Allegri e Mourinho a braccetto in classifica, forse i veri 'number one' sono Inzaghi e Pioli
di
Marco Bernardini
Questa prima parte di stagione calcistica in fase di esaurimento ha provveduto ad abbattere alcuni luoghi comuni che si erano ben radicati nell’immaginario collettivo degli appassionati. Il più evidente e anche piuttosto clamoroso riguarda il tecnico portoghese Josè Mourinho il cui ridimensionamento professionale è testimoniato dall’andamento altalenante e un poco schizofrenico della Roma la cui piazza lo aveva accolto come il personaggio il quale avrebbe riportato la squadra giallorossa a vivere un campionato di estasi sthendaliana.
Il giorno in cui la società della capitale aveva annunciato l’arrivo dello ”special one” una grande fetta della tifoseria juventina si mostrò stizzita e ostile nei confronti della dirigenza bianconera perché, a suo avviso, per raddrizzare la zoppicante Juventus del dopo Sarri e Pirlo l’unico allenatore possibile e in grado di poterlo fare sarebbe stato proprio Mourinho con in sottordine Guardiola. La Juventus, invece, richiamò dall’Aventino Massimiliano Allegri ovvero un tecnico il quale, concettualmente, era l’opposto del suoi predecessori. E le perplessità aumentarono.
Ora, giunti quasi a metà percorso, i numeri della classifica che segnalano Juventus e Roma a braccetto testimoniano inequivocabilmente che entrambe le valutazioni non erano proprio così esatte perché non avevano tenuto conto di una variabile importante. Non solo le società e le squadre sviluppano i loro percorsi seguendo la cadenza dei cicli storici, ma gli stessi singoli personaggi sono naturalmente destinati allo stesso tipo di parabole e di mutamenti. Mourinho, alla resa dei conti, non è più il “deus ex machinae” del calcio internazionale esattamente come Allegri non è il “silenzioso vincente”.

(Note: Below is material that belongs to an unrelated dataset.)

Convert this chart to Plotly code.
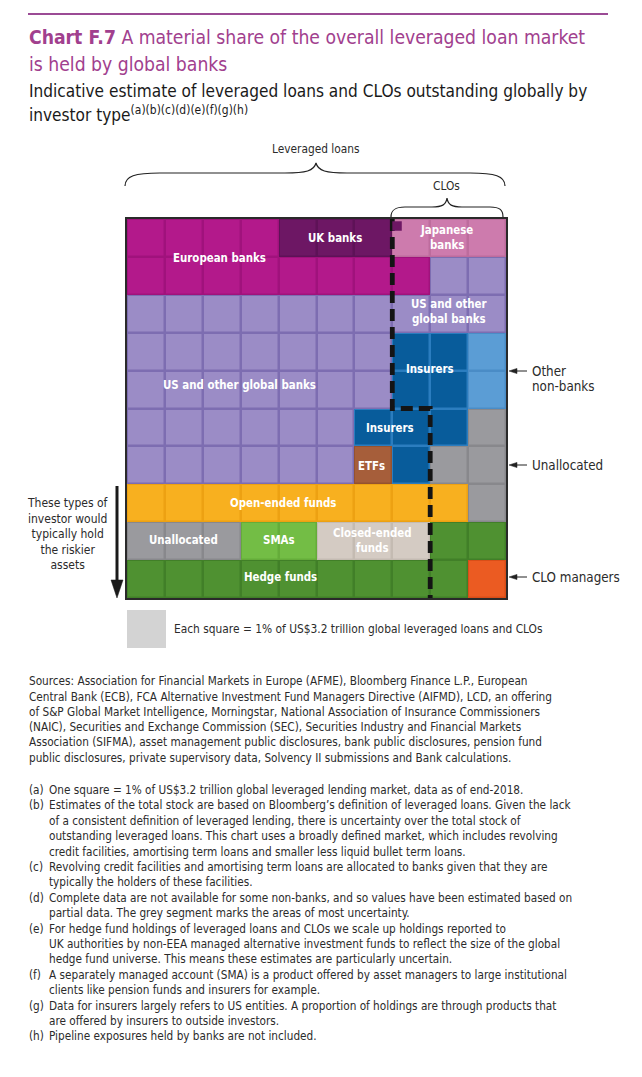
import plotly.graph_objects as go

# page is 642x1077; the HTML body keeps an 8px margin, so the figure is drawn inside it
PAGE_W, PAGE_H = 642, 1077
OX, OY = 8, 8
W, H = PAGE_W - 2 * OX, PAGE_H - 2 * OY
FONT = "Liberation Sans Narrow, DejaVu Sans Condensed, Roboto, sans-serif"

# ---------------- data ----------------
codes = ["E", "K", "J", "U", "I", "O", "G", "T", "F", "S", "C", "H", "M"]
categories = ["European banks", "UK banks", "Japanese banks", "US and other global banks",
              "Insurers", "Other non-banks", "Unallocated", "ETFs", "Open-ended funds",
              "SMAs", "Closed-ended funds", "Hedge funds", "CLO managers"]
fill_colors = ["#B3198B", "#6D1764", "#CD7BAD", "#9B8CC6", "#085C9B", "#5B9DD5", "#9A9A9E",
               "#A65E3A", "#F8B01F", "#73BD45", "#D4CBC3", "#4F9131", "#EB5B22"]
edge_colors = ["#A0127C", "#5E1257", "#BD6C9D", "#7D6DB1", "#2B7DBF", "#4A8CC6", "#88888C",
               "#94522F", "#EDA112", "#65AC3A", "#C4BBB2", "#417F28", "#D84E18"]

# 10 x 10 waffle, one square = 1% of US$3.2tn
grid_rows = [
    "E E E E K K K J J J",
    "E E E E E E E E U U",
    "U U U U U U U U U U",
    "U U U U U U U I I O",
    "U U U U U U U I I O",
    "U U U U U U I I I G",
    "U U U U U U T I G G",
    "F F F F F F F F F G",
    "G G G S S C C C H H",
    "H H H H H H H H H M",
]
# first column of each row that belongs to CLOs
clo_first_col = [7, 7, 7, 7, 7, 8, 8, 8, 8, 8]
# fraction of a square of UK-bank CLO holdings (row 0, first CLO column)
uk_clo_fraction = 0.25

# labels inside the waffle: (text, col, row)
block_labels = [
    ("European banks", 1.93, 0.53),
    ("UK banks", 4.99, 0.0),
    ("Japanese<br>banks", 7.94, 0.0),
    ("US and other<br>global banks", 8.02, 1.95),
    ("US and other global banks", 2.48, 3.88),
    ("Insurers", 7.49, 3.46),
    ("Insurers", 6.44, 5.01),
    ("ETFs", 5.96, 6.02),
    ("Open-ended funds", 3.62, 6.99),
    ("Unallocated", 1.0, 7.97),
    ("SMAs", 3.51, 7.97),
    ("Closed-ended<br>funds", 5.99, 7.97),
    ("Hedge funds", 3.54, 8.95),
]

sources_lines = [
    "Sources: Association for Financial Markets in Europe (AFME), Bloomberg Finance L.P., European",
    "Central Bank (ECB), FCA Alternative Investment Fund Managers Directive (AIFMD), LCD, an offering",
    "of S&amp;P Global Market Intelligence, Morningstar, National Association of Insurance Commissioners",
    "(NAIC), Securities and Exchange Commission (SEC), Securities Industry and Financial Markets",
    "Association (SIFMA), asset management public disclosures, bank public disclosures, pension fund",
    "public disclosures, private supervisory data, Solvency II submissions and Bank calculations.",
]
footnotes = [
    ("(a)", ["One square = 1% of US$3.2 trillion global leveraged lending market, data as of end-2018."]),
    ("(b)", ["Estimates of the total stock are based on Bloomberg\u2019s definition of leveraged loans. Given the lack",
             "of a consistent definition of leveraged lending, there is uncertainty over the total stock of",
             "outstanding leveraged loans. This chart uses a broadly defined market, which includes revolving",
             "credit facilities, amortising term loans and smaller less liquid bullet term loans."]),
    ("(c)", ["Revolving credit facilities and amortising term loans are allocated to banks given that they are",
             "typically the holders of these facilities."]),
    ("(d)", ["Complete data are not available for some non-banks, and so values have been estimated based on",
             "partial data. The grey segment marks the areas of most uncertainty."]),
    ("(e)", ["For hedge fund holdings of leveraged loans and CLOs we scale up holdings reported to",
             "UK authorities by non-EEA managed alternative investment funds to reflect the size of the global",
             "hedge fund universe. This means these estimates are particularly uncertain."]),
    ("(f)", ["A separately managed account (SMA) is a product offered by asset managers to large institutional",
             "clients like pension funds and insurers for example."]),
    ("(g)", ["Data for insurers largely refers to US entities. A proportion of holdings are through products that",
             "are offered by insurers to outside investors."]),
    ("(h)", ["Pipeline exposures held by banks are not included."]),
]

# ---------------- helpers ----------------
def PX(x):
    return (x - OX) / W


def PY(y):
    return 1 - (y - OY) / H


grid = [r.split() for r in grid_rows]
z = [[codes.index(c) for c in row] for row in grid]
n = len(codes)


def discrete_scale(cols):
    sc = []
    for i, c in enumerate(cols):
        sc.append([i / n, c])
        sc.append([(i + 1) / n, c])
    return sc


cols_idx = list(range(len(grid[0])))
rows_idx = list(range(len(grid)))

fig = go.Figure()
# border layer
fig.add_trace(go.Heatmap(z=z, x=cols_idx, y=rows_idx, colorscale=discrete_scale(edge_colors),
                         zmin=-0.5, zmax=n - 0.5, showscale=False, hoverinfo="skip"))
# fill layer with gaps
fig.add_trace(go.Heatmap(z=z, x=cols_idx, y=rows_idx, colorscale=discrete_scale(fill_colors),
                         zmin=-0.5, zmax=n - 0.5, showscale=False, xgap=2.5, ygap=2.5,
                         hoverinfo="skip"))

# small UK-bank CLO piece
k = clo_first_col[0]
fig.add_shape(type="rect", xref="x", yref="y",
              x0=k - 0.5, x1=k - 0.5 + uk_clo_fraction,
              y0=-0.5 + 0.06, y1=-0.5 + 0.06 + uk_clo_fraction,
              fillcolor=fill_colors[codes.index("K")], line_width=0)

# dashed boundary between leveraged loans and CLOs
bx, by = [], []
for r, c in enumerate(clo_first_col):
    bx += [c - 0.5, c - 0.5]
    by += [r - 0.5, r + 0.5]
fig.add_trace(go.Scatter(x=bx, y=by, mode="lines", hoverinfo="skip", showlegend=False,
                         line=dict(color="#141414", width=4.8, dash="12px,6px")))

for txt, cx, cy in block_labels:
    fig.add_annotation(x=cx, y=cy, xref="x", yref="y", text=txt, showarrow=False,
                       font=dict(family=FONT, size=11.4, color="white", weight="bold"),
                       xanchor="center", yanchor="middle", align="center")

fig.update_xaxes(domain=[PX(127), PX(506)], range=[-0.5, 9.5], showgrid=False, zeroline=False,
                 showticklabels=False, ticks="", showline=True, mirror=True,
                 linecolor="#2a2a2a", linewidth=1.5, fixedrange=True)
fig.update_yaxes(domain=[PY(598), PY(219)], range=[9.5, -0.5], showgrid=False, zeroline=False,
                 showticklabels=False, ticks="", showline=True, mirror=True,
                 linecolor="#2a2a2a", linewidth=1.5, fixedrange=True)

# top rule
fig.add_shape(type="line", xref="paper", yref="paper", x0=PX(28), x1=PX(608),
              y0=PY(14), y1=PY(14), line=dict(color="#9B4B95", width=2.2))


def path(pts_cmds):
    out = []
    for cmd in pts_cmds:
        if isinstance(cmd, str):
            out.append(cmd)
        else:
            out.append(f"{PX(cmd[0]):.5f},{PY(cmd[1]):.5f}")
    return " ".join(out)


big_brace = path(["M", (125, 186), "C", (125, 176), (135, 173), (160, 173),
                  "L", (285, 173), "C", (306, 173), (314, 171), (316, 163),
                  "C", (318, 171), (326, 173), (347, 173),
                  "L", (470, 173), "C", (495, 173), (505, 176), (505, 186)])
clo_brace = path(["M", (391, 217), "C", (391, 210), (395, 207), (405, 207),
                  "L", (432, 207), "C", (442, 207), (446, 205), (447, 198),
                  "C", (448, 205), (452, 207), (462, 207),
                  "L", (490, 207), "C", (500, 207), (503, 210), (503, 217)])
for p in (big_brace, clo_brace):
    fig.add_shape(type="path", xref="paper", yref="paper", path=p,
                  line=dict(color="#222", width=1.2))

# pointer arrows to the right of the grid
for yy in (371, 465, 577):
    fig.add_shape(type="line", xref="paper", yref="paper", x0=PX(527), x1=PX(514),
                  y0=PY(yy), y1=PY(yy), line=dict(color="#222", width=1))
    fig.add_shape(type="path", xref="paper", yref="paper",
                  path=path(["M", (509, yy), "L", (517, yy - 2.6), "L", (517, yy + 2.6), "Z"]),
                  fillcolor="#222", line=dict(color="#222", width=0.5))
# riskier-assets arrow
fig.add_shape(type="line", xref="paper", yref="paper", x0=PX(117), x1=PX(117),
              y0=PY(486), y1=PY(584), line=dict(color="#1a1a1a", width=3))
fig.add_shape(type="path", xref="paper", yref="paper",
              path=path(["M", (117, 598), "L", (111, 580), "L", (123, 580), "Z"]),
              fillcolor="#1a1a1a", line=dict(color="#1a1a1a", width=0.5))

# key square
fig.add_shape(type="rect", xref="paper", yref="paper", x0=PX(127), x1=PX(166),
              y0=PY(648), y1=PY(610), fillcolor="#D3D3D3", line_width=0)

ann = []
TITLE_C = "#A1408E"
ann.append(dict(x=PX(27), y=PY(38), text="<b>Chart F.7</b> A material share of the overall leveraged loan market",
                font=dict(size=19.2, color=TITLE_C)))
ann.append(dict(x=PX(27), y=PY(64), text="is held by global banks", font=dict(size=19.2, color=TITLE_C)))
ann.append(dict(x=PX(27), y=PY(91), text="Indicative estimate of leveraged loans and CLOs outstanding globally by",
                font=dict(size=17.1, color="#1a1a1a")))
ann.append(dict(x=PX(27), y=PY(114), text="investor type<sup>(a)(b)(c)(d)(e)(f)(g)(h)</sup>",
                font=dict(size=17.1, color="#1a1a1a")))

ann.append(dict(x=PX(316), y=PY(149), text="Leveraged loans", xanchor="center", font=dict(size=11.8)))
ann.append(dict(x=PX(447), y=PY(186), text="CLOs", xanchor="center", font=dict(size=11.8)))

ann.append(dict(x=PX(68), y=PY(534),
                text="These types of<br>investor would<br>typically hold<br>the riskier<br>assets",
                xanchor="center", align="center", font=dict(size=12)))

for txt, yy in [("Other", 371), ("non-banks", 386), ("Unallocated", 465), ("CLO managers", 577)]:
    ann.append(dict(x=PX(530), y=PY(yy), text=txt, font=dict(size=13.3)))

ann.append(dict(x=PX(172), y=PY(629),
                text="Each square = 1% of US$3.2 trillion global leveraged loans and CLOs",
                font=dict(size=11.85)))

src_y = [681, 697, 712, 727, 742, 758]
for txt, yy in zip(sources_lines, src_y):
    ann.append(dict(x=PX(27), y=PY(yy), text=txt, font=dict(size=11.7)))

fy = 790
for lab, lines in footnotes:
    ann.append(dict(x=PX(27), y=PY(fy), text=lab, font=dict(size=11.7)))
    for ln in lines:
        ann.append(dict(x=PX(47), y=PY(fy), text=ln, font=dict(size=11.7)))
        fy += 15.4

for a in ann:
    a.setdefault("xref", "paper")
    a.setdefault("yref", "paper")
    a.setdefault("showarrow", False)
    a.setdefault("xanchor", "left")
    a.setdefault("yanchor", "middle")
    f = a.setdefault("font", {})
    f.setdefault("family", FONT)
    f.setdefault("color", "#2b2b2b")
    fig.add_annotation(**a)

fig.update_layout(width=W, height=H, margin=dict(l=0, r=0, t=0, b=0),
                  paper_bgcolor="white", plot_bgcolor="white", showlegend=False,
                  font=dict(family=FONT))

fig.write_html("out.html")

La realtà di questo campionato, dunque, è caratterizzata da un netto ridimensionamento dei “miti” e, in parallelo, dalla rivalutazione di figure meno chiassose sotto il profilo della comunicazione ma al contempo puntuali e regolari come un motore diesel. Le performances dell’ Inter e del Milan confermano pienamente il teorema degli avvicendamenti. E forse, dunque, erano e sono proprio Inzaghi e Pioli gli autentici “number one”. Almeno sino a quando anche per loro la ruota non comincerà a girare nel verso contrario.